What to do
Reproduce the listing below character for character; drop every image.

Data extract
::::
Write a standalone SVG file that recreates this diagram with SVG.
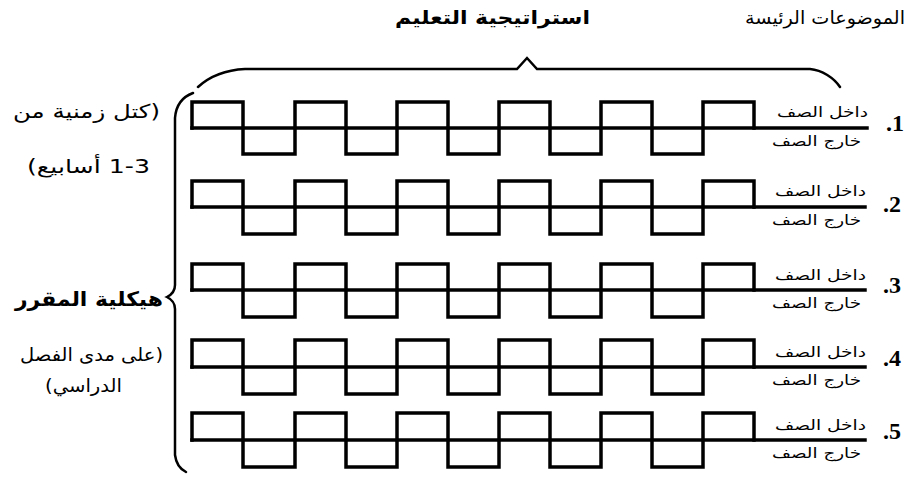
<svg xmlns="http://www.w3.org/2000/svg" width="913" height="480" viewBox="0 0 913 480">
<style>
  .bg { fill: #ffffff; }
  .wave { fill: none; stroke: #000; stroke-width: 3.5; stroke-linejoin: miter; stroke-linecap: square; }
  .brace { fill: none; stroke: #000; stroke-width: 2.5; stroke-linecap: round; stroke-linejoin: miter; }
  .ar { font-family: "DejaVu Sans", sans-serif; fill: #000; direction: rtl; unicode-bidi: embed; text-anchor: start; }
  .lbl { font-size: 14px; }
  .side { font-size: 19px; }
  .bold { font-weight: bold; }
  .num { font-family: "Liberation Serif", serif; font-weight: bold; font-size: 24px; fill: #000; text-anchor: end; }
</style>
<rect class="bg" x="0" y="0" width="913" height="480"/>

<g id="headings">
  <text class="ar" x="905" y="24" style="font-size:18px" textLength="160" lengthAdjust="spacingAndGlyphs">الموضوعات الرئيسة</text>
  <text class="ar bold" x="590" y="24" style="font-size:19px" textLength="195" lengthAdjust="spacingAndGlyphs">استراتيجية التعليم</text>
</g>

<g id="side-labels">
  <text class="ar side" x="160" y="118" textLength="147" lengthAdjust="spacingAndGlyphs">(كتل زمنية من</text>
  <text class="ar side" x="150" y="173" textLength="123" lengthAdjust="spacingAndGlyphs">1-3 أسابيع)</text>
  <text class="ar bold" x="163" y="306" style="font-size:20px" textLength="148" lengthAdjust="spacingAndGlyphs">هيكلية المقرر</text>
  <text class="ar" x="163" y="361" style="font-size:18px" textLength="143" lengthAdjust="spacingAndGlyphs">(على مدى الفصل</text>
  <text class="ar" x="122" y="392" style="font-size:18px" textLength="77" lengthAdjust="spacingAndGlyphs">الدراسي)</text>
</g>

<g id="connectors">
  <path class="brace" d="M198,87 C210,76 225,70 245,69 L517,69 L527,58 L537,69 L810,69 C822,70 834,78 840,87"/>
  <path class="brace" d="M193,93 C182,97 176,105 175,118 L175,285 C175,292 171,295 167,297 C171,299 175,302 175,309 L175,455 C176,463 180,469 186,472"/>
</g>

<g id="row1">
  <path class="wave" d="M192,128 V102 H243 V154 H295 V102 H346 V154 H397 V102 H448 V154 H499 V102 H550 V154 H601 V102 H652 V154 H703 V102 H754 V128"/>
  <path class="wave" d="M192,128 H867"/>
  <text class="ar lbl" x="868" y="117" textLength="91" lengthAdjust="spacingAndGlyphs">داخل الصف</text>
  <text class="ar lbl" x="861" y="146" textLength="89" lengthAdjust="spacingAndGlyphs">خارج الصف</text>
  <text class="num" x="904" y="131">.1</text>
</g>

<g id="row2">
  <path class="wave" d="M192,207 V181 H243 V234 H295 V181 H346 V234 H397 V181 H448 V234 H499 V181 H550 V234 H601 V181 H652 V234 H703 V181 H754 V207"/>
  <path class="wave" d="M192,207 H865"/>
  <text class="ar lbl" x="866" y="196" textLength="91" lengthAdjust="spacingAndGlyphs">داخل الصف</text>
  <text class="ar lbl" x="861" y="225" textLength="89" lengthAdjust="spacingAndGlyphs">خارج الصف</text>
  <text class="num" x="901" y="212">.2</text>
</g>

<g id="row3">
  <path class="wave" d="M192,290 V264 H243 V317 H295 V264 H346 V317 H397 V264 H448 V317 H499 V264 H550 V317 H601 V264 H652 V317 H703 V264 H754 V290"/>
  <path class="wave" d="M192,290 H865"/>
  <text class="ar lbl" x="866" y="280" textLength="91" lengthAdjust="spacingAndGlyphs">داخل الصف</text>
  <text class="ar lbl" x="861" y="308" textLength="89" lengthAdjust="spacingAndGlyphs">خارج الصف</text>
  <text class="num" x="901" y="293">.3</text>
</g>

<g id="row4">
  <path class="wave" d="M192,367 V340 H243 V394 H295 V340 H346 V394 H397 V340 H448 V394 H499 V340 H550 V394 H601 V340 H652 V394 H703 V340 H754 V367"/>
  <path class="wave" d="M192,367 H865"/>
  <text class="ar lbl" x="866" y="357" textLength="91" lengthAdjust="spacingAndGlyphs">داخل الصف</text>
  <text class="ar lbl" x="861" y="385" textLength="89" lengthAdjust="spacingAndGlyphs">خارج الصف</text>
  <text class="num" x="901" y="366">.4</text>
</g>

<g id="row5">
  <path class="wave" d="M192,440 V413 H243 V467 H295 V413 H346 V467 H397 V413 H448 V467 H499 V413 H550 V467 H601 V413 H652 V467 H703 V413 H754 V440"/>
  <path class="wave" d="M192,440 H865"/>
  <text class="ar lbl" x="866" y="430" textLength="91" lengthAdjust="spacingAndGlyphs">داخل الصف</text>
  <text class="ar lbl" x="861" y="458" textLength="89" lengthAdjust="spacingAndGlyphs">خارج الصف</text>
  <text class="num" x="901" y="439">.5</text>
</g>
</svg>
::::
Written solution
Write a standalone SVG file that recreates this diagram with SVG.
<svg xmlns="http://www.w3.org/2000/svg" width="913" height="480" viewBox="0 0 913 480">
<style>
  .bg { fill: #ffffff; }
  .wave { fill: none; stroke: #000; stroke-width: 3.5; stroke-linejoin: miter; stroke-linecap: square; }
  .brace { fill: none; stroke: #000; stroke-width: 2.5; stroke-linecap: round; stroke-linejoin: miter; }
  .ar { font-family: "DejaVu Sans", sans-serif; fill: #000; direction: rtl; unicode-bidi: embed; text-anchor: start; }
  .lbl { font-size: 14px; }
  .side { font-size: 19px; }
  .bold { font-weight: bold; }
  .num { font-family: "Liberation Serif", serif; font-weight: bold; font-size: 24px; fill: #000; text-anchor: end; }
</style>
<rect class="bg" x="0" y="0" width="913" height="480"/>

<g id="headings">
  <text class="ar" x="905" y="24" style="font-size:18px" textLength="160" lengthAdjust="spacingAndGlyphs">الموضوعات الرئيسة</text>
  <text class="ar bold" x="590" y="24" style="font-size:19px" textLength="195" lengthAdjust="spacingAndGlyphs">استراتيجية التعليم</text>
</g>

<g id="side-labels">
  <text class="ar side" x="160" y="118" textLength="147" lengthAdjust="spacingAndGlyphs">(كتل زمنية من</text>
  <text class="ar side" x="150" y="173" textLength="123" lengthAdjust="spacingAndGlyphs">1-3 أسابيع)</text>
  <text class="ar bold" x="163" y="306" style="font-size:20px" textLength="148" lengthAdjust="spacingAndGlyphs">هيكلية المقرر</text>
  <text class="ar" x="163" y="361" style="font-size:18px" textLength="143" lengthAdjust="spacingAndGlyphs">(على مدى الفصل</text>
  <text class="ar" x="122" y="392" style="font-size:18px" textLength="77" lengthAdjust="spacingAndGlyphs">الدراسي)</text>
</g>

<g id="connectors">
  <path class="brace" d="M198,87 C210,76 225,70 245,69 L517,69 L527,58 L537,69 L810,69 C822,70 834,78 840,87"/>
  <path class="brace" d="M193,93 C182,97 176,105 175,118 L175,285 C175,292 171,295 167,297 C171,299 175,302 175,309 L175,455 C176,463 180,469 186,472"/>
</g>

<g id="row1">
  <path class="wave" d="M192,128 V102 H243 V154 H295 V102 H346 V154 H397 V102 H448 V154 H499 V102 H550 V154 H601 V102 H652 V154 H703 V102 H754 V128"/>
  <path class="wave" d="M192,128 H867"/>
  <text class="ar lbl" x="868" y="117" textLength="91" lengthAdjust="spacingAndGlyphs">داخل الصف</text>
  <text class="ar lbl" x="861" y="146" textLength="89" lengthAdjust="spacingAndGlyphs">خارج الصف</text>
  <text class="num" x="904" y="131">.1</text>
</g>

<g id="row2">
  <path class="wave" d="M192,207 V181 H243 V234 H295 V181 H346 V234 H397 V181 H448 V234 H499 V181 H550 V234 H601 V181 H652 V234 H703 V181 H754 V207"/>
  <path class="wave" d="M192,207 H865"/>
  <text class="ar lbl" x="866" y="196" textLength="91" lengthAdjust="spacingAndGlyphs">داخل الصف</text>
  <text class="ar lbl" x="861" y="225" textLength="89" lengthAdjust="spacingAndGlyphs">خارج الصف</text>
  <text class="num" x="901" y="212">.2</text>
</g>

<g id="row3">
  <path class="wave" d="M192,290 V264 H243 V317 H295 V264 H346 V317 H397 V264 H448 V317 H499 V264 H550 V317 H601 V264 H652 V317 H703 V264 H754 V290"/>
  <path class="wave" d="M192,290 H865"/>
  <text class="ar lbl" x="866" y="280" textLength="91" lengthAdjust="spacingAndGlyphs">داخل الصف</text>
  <text class="ar lbl" x="861" y="308" textLength="89" lengthAdjust="spacingAndGlyphs">خارج الصف</text>
  <text class="num" x="901" y="293">.3</text>
</g>

<g id="row4">
  <path class="wave" d="M192,367 V340 H243 V394 H295 V340 H346 V394 H397 V340 H448 V394 H499 V340 H550 V394 H601 V340 H652 V394 H703 V340 H754 V367"/>
  <path class="wave" d="M192,367 H865"/>
  <text class="ar lbl" x="866" y="357" textLength="91" lengthAdjust="spacingAndGlyphs">داخل الصف</text>
  <text class="ar lbl" x="861" y="385" textLength="89" lengthAdjust="spacingAndGlyphs">خارج الصف</text>
  <text class="num" x="901" y="366">.4</text>
</g>

<g id="row5">
  <path class="wave" d="M192,440 V413 H243 V467 H295 V413 H346 V467 H397 V413 H448 V467 H499 V413 H550 V467 H601 V413 H652 V467 H703 V413 H754 V440"/>
  <path class="wave" d="M192,440 H865"/>
  <text class="ar lbl" x="866" y="430" textLength="91" lengthAdjust="spacingAndGlyphs">داخل الصف</text>
  <text class="ar lbl" x="861" y="458" textLength="89" lengthAdjust="spacingAndGlyphs">خارج الصف</text>
  <text class="num" x="901" y="439">.5</text>
</g>
</svg>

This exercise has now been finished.